Without including any images, repeat the data exactly.
───
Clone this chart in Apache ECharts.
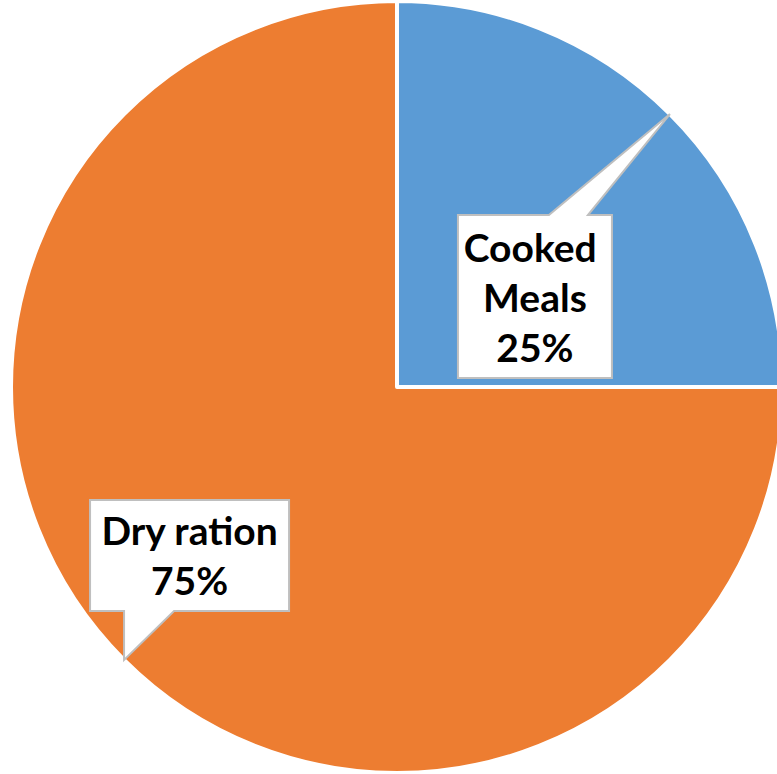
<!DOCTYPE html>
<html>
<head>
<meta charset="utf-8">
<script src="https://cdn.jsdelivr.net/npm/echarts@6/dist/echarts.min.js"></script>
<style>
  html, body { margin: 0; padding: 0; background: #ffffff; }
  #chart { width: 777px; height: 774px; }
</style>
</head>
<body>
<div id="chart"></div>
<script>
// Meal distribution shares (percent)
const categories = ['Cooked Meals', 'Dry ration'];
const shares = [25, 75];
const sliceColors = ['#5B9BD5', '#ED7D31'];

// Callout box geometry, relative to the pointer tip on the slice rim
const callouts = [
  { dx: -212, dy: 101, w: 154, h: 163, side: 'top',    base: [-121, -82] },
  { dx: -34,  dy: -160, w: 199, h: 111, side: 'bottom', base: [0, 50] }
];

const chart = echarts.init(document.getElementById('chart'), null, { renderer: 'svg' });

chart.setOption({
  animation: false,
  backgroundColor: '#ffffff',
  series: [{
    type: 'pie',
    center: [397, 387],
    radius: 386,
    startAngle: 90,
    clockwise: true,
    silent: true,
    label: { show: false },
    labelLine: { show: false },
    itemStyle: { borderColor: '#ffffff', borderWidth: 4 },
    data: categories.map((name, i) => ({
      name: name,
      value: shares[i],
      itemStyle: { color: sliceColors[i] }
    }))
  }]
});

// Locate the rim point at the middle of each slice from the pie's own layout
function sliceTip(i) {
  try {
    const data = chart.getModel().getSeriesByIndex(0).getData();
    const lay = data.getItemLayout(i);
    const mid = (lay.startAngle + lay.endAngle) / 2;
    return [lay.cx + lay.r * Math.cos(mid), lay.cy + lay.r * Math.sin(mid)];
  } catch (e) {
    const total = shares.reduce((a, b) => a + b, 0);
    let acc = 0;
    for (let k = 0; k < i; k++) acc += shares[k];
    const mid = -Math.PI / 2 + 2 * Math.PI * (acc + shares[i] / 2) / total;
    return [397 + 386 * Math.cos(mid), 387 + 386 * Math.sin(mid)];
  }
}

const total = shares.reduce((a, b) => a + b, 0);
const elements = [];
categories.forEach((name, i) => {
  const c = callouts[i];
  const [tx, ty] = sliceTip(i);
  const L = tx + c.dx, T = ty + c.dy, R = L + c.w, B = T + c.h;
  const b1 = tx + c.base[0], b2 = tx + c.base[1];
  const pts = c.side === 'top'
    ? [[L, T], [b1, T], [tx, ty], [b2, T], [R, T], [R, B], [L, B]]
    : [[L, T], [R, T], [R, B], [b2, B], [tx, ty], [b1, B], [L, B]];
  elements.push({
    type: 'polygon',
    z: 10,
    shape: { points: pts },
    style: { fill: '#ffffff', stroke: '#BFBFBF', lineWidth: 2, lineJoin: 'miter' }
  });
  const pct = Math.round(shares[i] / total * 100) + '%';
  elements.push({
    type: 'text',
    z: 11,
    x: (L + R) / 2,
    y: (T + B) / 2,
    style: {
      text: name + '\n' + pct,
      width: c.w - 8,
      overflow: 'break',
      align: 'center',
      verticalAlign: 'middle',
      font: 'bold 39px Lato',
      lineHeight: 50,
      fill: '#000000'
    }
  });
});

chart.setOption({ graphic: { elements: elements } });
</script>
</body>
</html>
───
_COMPLETED TASK_:
Clone this chart in Apache ECharts.
<!DOCTYPE html>
<html>
<head>
<meta charset="utf-8">
<script src="https://cdn.jsdelivr.net/npm/echarts@6/dist/echarts.min.js"></script>
<style>
  html, body { margin: 0; padding: 0; background: #ffffff; }
  #chart { width: 777px; height: 774px; }
</style>
</head>
<body>
<div id="chart"></div>
<script>
// Meal distribution shares (percent)
const categories = ['Cooked Meals', 'Dry ration'];
const shares = [25, 75];
const sliceColors = ['#5B9BD5', '#ED7D31'];

// Callout box geometry, relative to the pointer tip on the slice rim
const callouts = [
  { dx: -212, dy: 101, w: 154, h: 163, side: 'top',    base: [-121, -82] },
  { dx: -34,  dy: -160, w: 199, h: 111, side: 'bottom', base: [0, 50] }
];

const chart = echarts.init(document.getElementById('chart'), null, { renderer: 'svg' });

chart.setOption({
  animation: false,
  backgroundColor: '#ffffff',
  series: [{
    type: 'pie',
    center: [397, 387],
    radius: 386,
    startAngle: 90,
    clockwise: true,
    silent: true,
    label: { show: false },
    labelLine: { show: false },
    itemStyle: { borderColor: '#ffffff', borderWidth: 4 },
    data: categories.map((name, i) => ({
      name: name,
      value: shares[i],
      itemStyle: { color: sliceColors[i] }
    }))
  }]
});

// Locate the rim point at the middle of each slice from the pie's own layout
function sliceTip(i) {
  try {
    const data = chart.getModel().getSeriesByIndex(0).getData();
    const lay = data.getItemLayout(i);
    const mid = (lay.startAngle + lay.endAngle) / 2;
    return [lay.cx + lay.r * Math.cos(mid), lay.cy + lay.r * Math.sin(mid)];
  } catch (e) {
    const total = shares.reduce((a, b) => a + b, 0);
    let acc = 0;
    for (let k = 0; k < i; k++) acc += shares[k];
    const mid = -Math.PI / 2 + 2 * Math.PI * (acc + shares[i] / 2) / total;
    return [397 + 386 * Math.cos(mid), 387 + 386 * Math.sin(mid)];
  }
}

const total = shares.reduce((a, b) => a + b, 0);
const elements = [];
categories.forEach((name, i) => {
  const c = callouts[i];
  const [tx, ty] = sliceTip(i);
  const L = tx + c.dx, T = ty + c.dy, R = L + c.w, B = T + c.h;
  const b1 = tx + c.base[0], b2 = tx + c.base[1];
  const pts = c.side === 'top'
    ? [[L, T], [b1, T], [tx, ty], [b2, T], [R, T], [R, B], [L, B]]
    : [[L, T], [R, T], [R, B], [b2, B], [tx, ty], [b1, B], [L, B]];
  elements.push({
    type: 'polygon',
    z: 10,
    shape: { points: pts },
    style: { fill: '#ffffff', stroke: '#BFBFBF', lineWidth: 2, lineJoin: 'miter' }
  });
  const pct = Math.round(shares[i] / total * 100) + '%';
  elements.push({
    type: 'text',
    z: 11,
    x: (L + R) / 2,
    y: (T + B) / 2,
    style: {
      text: name + '\n' + pct,
      width: c.w - 8,
      overflow: 'break',
      align: 'center',
      verticalAlign: 'middle',
      font: 'bold 39px Lato',
      lineHeight: 50,
      fill: '#000000'
    }
  });
});

chart.setOption({ graphic: { elements: elements } });
</script>
</body>
</html>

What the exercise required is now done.